The fraud case makes the urgency equally clear. The UK lost £1.17 billion to fraud in 2024. Authorised push payment scams, where someone is pressured into approving a payment themselves, fell only after the industry added friction. The PSR's mandatory reimbursement rules are now in force, which means the cost of getting this wrong falls directly on firms. The data is unambiguous. Pauses work. The industry already knows this. The question is whether it will apply the lesson in the places where it matters most.

There is also a retention argument that the industry tends to underestimate. UK private pensions hold around £3 trillion in assets. £380 billion leaves pension platforms every year, not because members decided to leave, but because nobody built a reason to stay. If members are harmed, confused, or simply not well served by their pension product at the point they need it most, they leave. In a market where accumulation products are broadly similar, the decumulation experience is increasingly where the real competitive differentiation sits.

Pension providers were not set up to offer a banking-style experience. Fintechs aimed at younger customers have not shifted their focus either. Closing this gap properly means building for this group from the ground up, not retrofitting something designed for a different customer in a different life stage.

The design principle behind all of it

Smart friction is not a bolt-on for vulnerable customers. It is a design principle that applies wherever the stakes are high enough to warrant it.

Some decisions need space. Some journeys need to breathe. Most customers are better served by a product that slows down in the right places than one that never stops at all. The retirement context makes this obvious because the money is significant, the decisions are complex, and the margin for error is small. But the underlying logic holds across financial services wherever the cost of a rushed decision outweighs the benefit of speed.

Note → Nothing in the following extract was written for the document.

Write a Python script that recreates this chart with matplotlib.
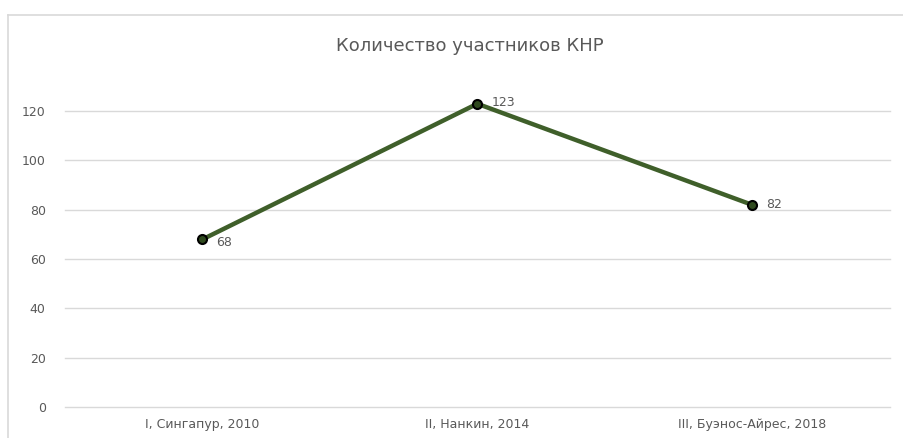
import matplotlib.pyplot as plt
from matplotlib.lines import Line2D

plt.rcParams['font.family'] = ['Liberation Sans Narrow', 'DejaVu Sans']

# data
categories = ['I, Сингапур, 2010', 'II, Нанкин, 2014', 'III, Буэнос-Айрес, 2018']
participants = [68, 123, 82]
yticks = [0, 20, 40, 60, 80, 100, 120]

fig = plt.figure(figsize=(9.04, 4.38), dpi=100)
ax = fig.add_axes([0.072, 0.0708, 0.912, 0.788])

# outer chart border (top and left edges only visible)
bx, by = 8 / 904, 1 - 15 / 438
fig.add_artist(Line2D([bx, 1.0], [by, by], transform=fig.transFigure,
                      color='#d9d9d9', linewidth=1.2))
fig.add_artist(Line2D([bx, bx], [0.0, by], transform=fig.transFigure,
                      color='#d9d9d9', linewidth=1.2))

x = list(range(len(categories)))
ax.plot(x, participants, color='#3f5f2a', linewidth=3.2,
        marker='o', markersize=6.5, markerfacecolor='#2f4a1e',
        markeredgecolor='black', markeredgewidth=1.5, solid_capstyle='round')

offsets = [(10, -2), (10, 1), (10, 0)]
for xi, v, off in zip(x, participants, offsets):
    ax.annotate(str(v), (xi, v), xytext=off, textcoords='offset points',
                ha='left', va='center', fontsize=9, color='#595959')

ax.set_xlim(-0.5, len(categories) - 0.5)
ax.set_ylim(0, 140)
ax.set_yticks(yticks)
ax.set_xticks(x)
ax.set_xticklabels(categories)
ax.tick_params(axis='both', length=0, labelsize=9, labelcolor='#595959')
ax.tick_params(axis='y', pad=14)
ax.tick_params(axis='x', pad=8)
ax.grid(axis='y', color='#d9d9d9', linewidth=1)
for gl in ax.yaxis.get_gridlines():
    gl.set_clip_on(False)
ax.set_axisbelow(True)
for s in ax.spines.values():
    s.set_visible(False)

fig.text(0.52, 0.895, 'Количество участников КНР', ha='center', va='center',
         fontsize=13, color='#595959')

fig.savefig('out.png', dpi=100)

The frictionless era was not a mistake. It produced real improvements for real customers. But it also produced a set of products that work well when everything goes smoothly and struggle when it does not. Designing for the moments when things get difficult, when the user is under pressure, when the stakes are high enough that getting it wrong actually matters, is the next design challenge the industry needs to take seriously.

The question is not "can we remove friction?" It is "will we add the right kind back?"